Plausibility in context with the setting. You know, that v-word you don't like to see from me.
 

Micah Sweet

Level Up & OSR Enthusiast
Yeah I think that is how you can handle it, the game just doesn't contemplate such stuff really. I think you can describe it as a 'flimsy door' and just assume it doesn't require a move to open, but this means the GM is eschewing any sort consequences here. Or at least they are not immediate ones. I would avoid doing a lot of this, lest one begin to miss the point of the game.
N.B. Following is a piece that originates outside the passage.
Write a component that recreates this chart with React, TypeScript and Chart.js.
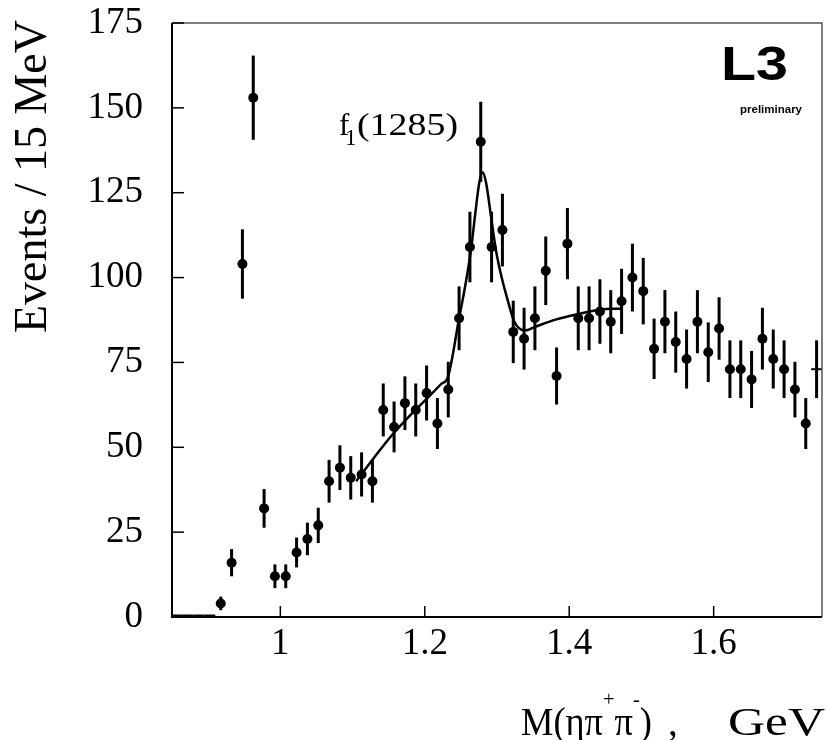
import React, { useEffect, useRef } from 'react';
import { Chart, registerables } from 'chart.js';

Chart.register(...registerables);

// ---- data ----
const massBins = [
  0.9175, 0.9325, 0.9475, 0.9625, 0.9775, 0.9925, 1.0075, 1.0225, 1.0375, 1.0525,
  1.0675, 1.0825, 1.0975, 1.1125, 1.1275, 1.1425, 1.1575, 1.1725, 1.1875, 1.2025,
  1.2175, 1.2325, 1.2475, 1.2625, 1.2775, 1.2925, 1.3075, 1.3225, 1.3375, 1.3525,
  1.3675, 1.3825, 1.3975, 1.4125, 1.4275, 1.4425, 1.4575, 1.4725, 1.4875, 1.5025,
  1.5175, 1.5325, 1.5475, 1.5625, 1.5775, 1.5925, 1.6075, 1.6225, 1.6375, 1.6525,
  1.6675, 1.6825, 1.6975, 1.7125, 1.7275,
];
const eventCounts = [
  4, 16, 104, 153, 32, 12, 12, 19, 23, 27,
  40, 44, 41, 42, 40, 61, 56, 63, 61, 66,
  57, 67, 88, 109, 140, 109, 114, 84, 82, 88,
  102, 71, 110, 88, 88, 90, 87, 93, 100, 96,
  79, 87, 81, 76, 87, 78, 85, 73, 73, 70,
  82, 76, 73, 67, 57,
];
const countErrors = [
  2, 4, 10.2, 12.4, 5.7, 3.5, 3.5, 4.4, 4.8, 5.2,
  6.3, 6.6, 6.4, 6.5, 6.3, 7.8, 7.5, 7.9, 7.8, 8.1,
  7.5, 8.2, 9.4, 10.4, 11.8, 10.4, 10.7, 9.2, 9.1, 9.4,
  10.1, 8.4, 10.5, 9.4, 9.4, 9.5, 9.3, 9.6, 10, 9.8,
  8.9, 9.3, 9, 8.7, 9.3, 8.8, 9.2, 8.5, 8.5, 8.4,
  9.1, 8.7, 8.5, 8.2, 7.5,
];
// last bin, at the right edge, drawn as a cross (no dot)
const edgeBinMass = [1.7425];
const edgeBinCount = [73];
const edgeBinError = [8.5];
// empty bins at the low-mass end
const zeroBins = [0.8575, 0.8725, 0.8875, 0.9025];
const binHalfWidth = 0.0075;

// fitted curve
const fitMass = [
  1.105, 1.13, 1.155, 1.18, 1.205, 1.222, 1.2325, 1.2475, 1.2525, 1.258,
  1.264, 1.27, 1.2755, 1.28, 1.2848, 1.2917, 1.2986, 1.3065, 1.3146, 1.324,
  1.3385, 1.354, 1.381, 1.4135, 1.444, 1.46, 1.4745,
];
const fitCurve = [
  40, 47, 53.7, 59.5, 64.8, 68.5, 71, 88, 93.5, 100,
  108.2, 119, 128, 131, 128, 118, 108, 100, 93.5, 87,
  84.4, 85.6, 87.6, 89.3, 90.6, 90.8, 90.8,
];

const xTickValues = [1, 1.2, 1.4, 1.6];
const xTickLabels = ['1', '1.2', '1.4', '1.6'];
const yTickValues = [0, 25, 50, 75, 100, 125, 150, 175];
const yTickLabels = ['0', '25', '50', '75', '100', '125', '150', '175'];

const SERIF = '"Liberation Serif", "Times New Roman", serif';
const SANS = '"Liberation Sans", Arial, sans-serif';

function fitText(ctx: any, text: string, font: string, x: number, y: number, width: number) {
  ctx.save();
  ctx.font = font;
  ctx.textAlign = 'left';
  const w = ctx.measureText(text).width;
  ctx.translate(x, y);
  ctx.scale(width / w, 1);
  ctx.fillText(text, 0, 0);
  ctx.restore();
}

const overlayPlugin = {
  id: 'overlay',
  afterDatasetsDraw(chart: any) {
    const { ctx, chartArea, scales } = chart;
    const x = scales.x;
    const y = scales.y;
    ctx.save();
    ctx.beginPath();
    ctx.rect(chartArea.left, chartArea.top, chartArea.width, chartArea.height);
    ctx.clip();
    ctx.strokeStyle = '#000';
    ctx.lineCap = 'butt';
    ctx.lineWidth = 3;
    massBins.forEach((m, i) => {
      const px = x.getPixelForValue(m);
      ctx.beginPath();
      ctx.moveTo(px, y.getPixelForValue(eventCounts[i] - countErrors[i]));
      ctx.lineTo(px, y.getPixelForValue(eventCounts[i] + countErrors[i]));
      ctx.stroke();
    });
    edgeBinMass.forEach((m, i) => {
      const px = x.getPixelForValue(m);
      const py = y.getPixelForValue(edgeBinCount[i]);
      ctx.lineWidth = 3;
      ctx.beginPath();
      ctx.moveTo(px, y.getPixelForValue(edgeBinCount[i] - edgeBinError[i]));
      ctx.lineTo(px, y.getPixelForValue(edgeBinCount[i] + edgeBinError[i]));
      ctx.stroke();
      ctx.lineWidth = 2;
      ctx.beginPath();
      ctx.moveTo(x.getPixelForValue(m - binHalfWidth), py);
      ctx.lineTo(x.getPixelForValue(m + binHalfWidth), py);
      ctx.stroke();
    });
    ctx.lineWidth = 3;
    zeroBins.forEach((m) => {
      const py = y.getPixelForValue(0) - 1;
      ctx.beginPath();
      ctx.moveTo(x.getPixelForValue(m - binHalfWidth), py);
      ctx.lineTo(x.getPixelForValue(m + binHalfWidth), py);
      ctx.stroke();
    });
    ctx.restore();
  },
  afterDraw(chart: any) {
    const { ctx, chartArea, scales } = chart;
    const x = scales.x;
    const y = scales.y;
    const { left, right, top, bottom } = chartArea;
    ctx.save();
    // frame
    ctx.strokeStyle = '#555';
    ctx.lineWidth = 1.5;
    ctx.beginPath();
    ctx.moveTo(left, top);
    ctx.lineTo(right, top);
    ctx.lineTo(right, bottom);
    ctx.stroke();
    ctx.strokeStyle = '#000';
    ctx.lineWidth = 2;
    ctx.beginPath();
    ctx.moveTo(left, top);
    ctx.lineTo(left, bottom);
    ctx.lineTo(right, bottom);
    ctx.stroke();
    // inner ticks
    ctx.lineWidth = 1.5;
    yTickValues.forEach((v) => {
      const py = y.getPixelForValue(v);
      ctx.beginPath();
      ctx.moveTo(left, py);
      ctx.lineTo(left + 12, py);
      ctx.stroke();
    });
    xTickValues.forEach((v) => {
      const px = x.getPixelForValue(v);
      ctx.beginPath();
      ctx.moveTo(px, bottom);
      ctx.lineTo(px, bottom - 11);
      ctx.stroke();
    });

    ctx.fillStyle = '#000';
    ctx.textBaseline = 'alphabetic';

    // y title
    ctx.save();
    ctx.translate(46, 20);
    ctx.rotate(-Math.PI / 2);
    ctx.font = `46px ${SERIF}`;
    ctx.textAlign = 'right';
    ctx.fillText('Events / 15 MeV', 0, 0);
    ctx.restore();

    // x title  M(ηπ+π-) ,  GeV
    ctx.save();
    const big = `39px ${SERIF}`;
    const small = `22px ${SERIF}`;
    const parts = [
      { t: 'M(ηπ', f: big, dy: 0 },
      { t: '+', f: small, dy: -29 },
      { t: 'π', f: big, dy: 0 },
      { t: '-', f: small, dy: -29 },
      { t: ')', f: big, dy: 0 },
    ];
    let total = 0;
    const widths = parts.map((p) => {
      ctx.font = p.f;
      const w = ctx.measureText(p.t).width;
      total += w;
      return w;
    });
    ctx.translate(521, 735);
    ctx.scale(131 / total, 1);
    ctx.textAlign = 'left';
    let cx = 0;
    parts.forEach((p, i) => {
      ctx.font = p.f;
      ctx.fillText(p.t, cx, p.dy);
      cx += widths[i];
    });
    ctx.restore();
    ctx.save();
    ctx.font = big;
    ctx.textAlign = 'left';
    ctx.fillText(',', 668, 735);
    ctx.restore();
    fitText(ctx, 'GeV', `40px ${SERIF}`, 728, 735, 97);

    // f1(1285) label
    ctx.save();
    ctx.textAlign = 'left';
    ctx.font = `31px ${SERIF}`;
    ctx.fillText('f', 339, 135);
    ctx.font = `23px ${SERIF}`;
    ctx.fillText('1', 345, 145);
    ctx.restore();
    fitText(ctx, '(1285)', `31px ${SERIF}`, 357, 135, 101);

    // L3 logo
    fitText(ctx, 'L3', `bold 49px ${SANS}`, 721, 80, 67);
    ctx.save();
    ctx.textAlign = 'left';
    ctx.font = `bold 11.5px ${SANS}`;
    ctx.fillText('preliminary', 740, 113);
    ctx.restore();

    ctx.restore();
  },
};

export default function App() {
  const ref = useRef<HTMLCanvasElement>(null);
  useEffect(() => {
    if (!ref.current) return;
    const chart = new Chart(ref.current, {
      type: 'scatter',
      data: {
        datasets: [
          {
            label: 'fit',
            data: fitMass.map((m, i) => ({ x: m, y: fitCurve[i] })),
            showLine: true,
            borderColor: '#000',
            borderWidth: 2.5,
            pointRadius: 0,
            cubicInterpolationMode: 'monotone',
            fill: false,
          } as any,
          {
            label: 'data',
            data: massBins.map((m, i) => ({ x: m, y: eventCounts[i] })),
            pointRadius: 5,
            pointBackgroundColor: '#000',
            pointBorderColor: '#000',
            pointBorderWidth: 0,
            showLine: false,
          },
          {
            label: 'edge',
            data: edgeBinMass.map((m, i) => ({ x: m, y: edgeBinCount[i] })),
            pointRadius: 0,
            showLine: false,
          },
          {
            label: 'empty',
            data: zeroBins.map((m) => ({ x: m, y: 0 })),
            pointRadius: 0,
            showLine: false,
          },
        ],
      },
      options: {
        animation: false,
        responsive: false,
        devicePixelRatio: 1,
        layout: { padding: { top: 23, right: 2, left: 0, bottom: 0 } },
        plugins: { legend: { display: false }, tooltip: { enabled: false } },
        scales: {
          x: {
            type: 'linear',
            min: 0.85,
            max: 1.75,
            grid: { display: false, drawTicks: false },
            border: { display: false },
            afterBuildTicks: (s: any) => {
              s.ticks = xTickValues.map((v) => ({ value: v }));
            },
            afterFit: (s: any) => {
              s.height = 123;
              s.paddingLeft = 0;
              s.paddingRight = 0;
              s.paddingTop = 0;
              s.paddingBottom = 0;
            },
            ticks: {
              padding: 5,
              color: '#000',
              autoSkip: false,
              maxRotation: 0,
              font: { family: SERIF, size: 37 },
              callback: (_v: any, i: number) => xTickLabels[i],
            },
          },
          y: {
            type: 'linear',
            min: 0,
            max: 175,
            grid: { display: false, drawTicks: false },
            border: { display: false },
            afterBuildTicks: (s: any) => {
              s.ticks = yTickValues.map((v) => ({ value: v }));
            },
            afterFit: (s: any) => {
              s.width = 172;
              s.paddingLeft = 0;
              s.paddingRight = 0;
              s.paddingTop = 0;
              s.paddingBottom = 0;
            },
            ticks: {
              padding: 29,
              color: '#000',
              autoSkip: false,
              font: { family: SERIF, size: 37 },
              callback: (_v: any, i: number) => yTickLabels[i],
            },
          },
        },
      },
      plugins: [overlayPlugin],
    } as any);
    return () => chart.destroy();
  }, []);
  return (
    <div style={{ position: 'absolute', left: 0, top: 0, width: 827, height: 740, background: '#fff' }}>
      <canvas ref={ref} width={827} height={740} style={{ display: 'block' }} />
    </div>
  );
}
I mean, back in the day when I wrote classic dungeons I rarely, like never, had much that was just empty waste space like that.
If everything the PCs interact with has to align with the game's purpose and goal of play, the setting, to me, feels less solid and more, "blurry" I suppose. I'm sure that's just me though.
 

If everything the PCs interact with has to align with the game's purpose and goal of play, the setting, to me, feels less solid and more, "blurry" I suppose. I'm sure that's just me though.
Think about it this way, you're a mad wizard. You pay by the cubic foot for dungeon excavation. You going to go for a lot of wasted volume? I doubt it! I mean, I'm not going to dig back in my stuff and find those Judge's Guild construction cost guides, but I got 'em. lol.
 

Micah Sweet

Level Up & OSR Enthusiast
Over many threads I have linked you to actual play reports of several low-myth or no-myth games. Here are just a few:

Classic Traveller (but changing the method of starmap generation from that in Book 3, to no myth): https://www.enworld.org/threads/cla...t-with-reflections-on-the-system-long.586642/

Where is the lack of plausibility?

Or to put it another way: perhaps you and the people you play with struggle to create plausible fiction. I don't know - I'm not there. But it seems rude to project that onto others!
See now that's just insulting. You could just say that you disagree, instead of throwing walls of data at your rhetorical opponents. Its all preferences anyway. You know i don't care for your preferred style, so I'm not sure why you're trying to convince me.
 

Lanefan

Victoria Rules
Well, how often do D&D adventures go into detail about doors that aren't locked or trapped or whatever?
Nowhere near often enough, if you ask me.

Rare indeed is the D&D adventure that bothers to show and-or tell you which way the doors open - relevant info, as it makes a big difference when you're trying to kick in a door whether that door wants to open away from you or toward you. It's one of my pet peeves with module design in general.